All of the lamb destined for our freezer boxes is born, reared, slaughtered and butchered within 10 miles. Somewhat more sensible than the 11,000 miles that New Zealand lamb travels to get to our supermarket shelves…
Most of the lambs are born outside – for various reasons, including less likely spread of disease and instilling hardiness into the breeding flock – whilst those bearing three lambs or anyone that may require more attention are housed in the lambing shed. This year we’re due to start on the 22nd March – 145 days after the rams went out with the ewes.
From around 2-3 days of age the lambs that are born inside will be leaping around and going stir-crazy so they and their mums will be taken out into nearby fields so they can acclimatise whilst we can keep a close eye on them.
From the beginning of April until summer the ewes will keep their lambs under control and well-fed on milk, and at the beginning of August the lambs will be weaned from their mothers in order that they can get a well earned break before going back to the rams again in October. At weaning the fastest growing single-born lambs may be ready to sell as ‘new-season’ lamb. I should point out here that I am rearing entirely pasture reared meat, so my lambs are many weeks behind the supermarket new-season products. The smaller twin and triplet lambs will need growing on, possibly until the following spring depending on the weather and grass quality. Its at this point that they are termed ‘hoggets’ and in my opinion are the best for the table.

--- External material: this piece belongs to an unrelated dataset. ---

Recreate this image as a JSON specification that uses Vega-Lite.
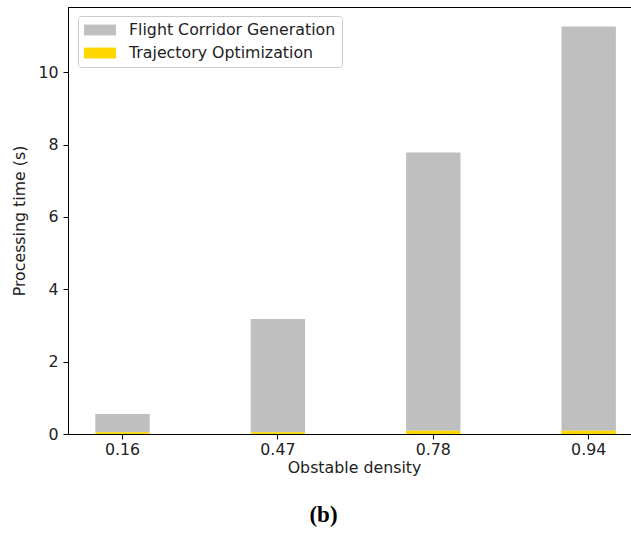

It would be almost impossible to get this quality of meat in a supermarket as they are most interested in the fast turnaround of new-season lamb which is inevitably fed up on cereal based diets to fatten quickly. Hogget from my flock on the other hand is grown slowly, in no hurry. The meat is dark and has a complex flavour that needs time to develop. The Lleyn sheep I breed lend themselves well to this as they tend not to put too much fat down and consequently the meat is still lean.
The land I rent is all managed ‘extensively’ with no artificial fertilisers, pesticides or weedkillers being applied. Much of the land is entered into Higher Level Stewardship schemes which aim to promote sustainable farming practises. The sheep are used in the management of the pasture which is grazed in such a manner as to increase populations of wild flowers which are important to the many species of bees and insects which are in decline.
During the autumn months the best female lambs are identified and kept in the flock for breeding the following year. The Lleyn breed is ideal for this system of ‘self-replacement’, and it allows me to select only improving genetic trends within the flock.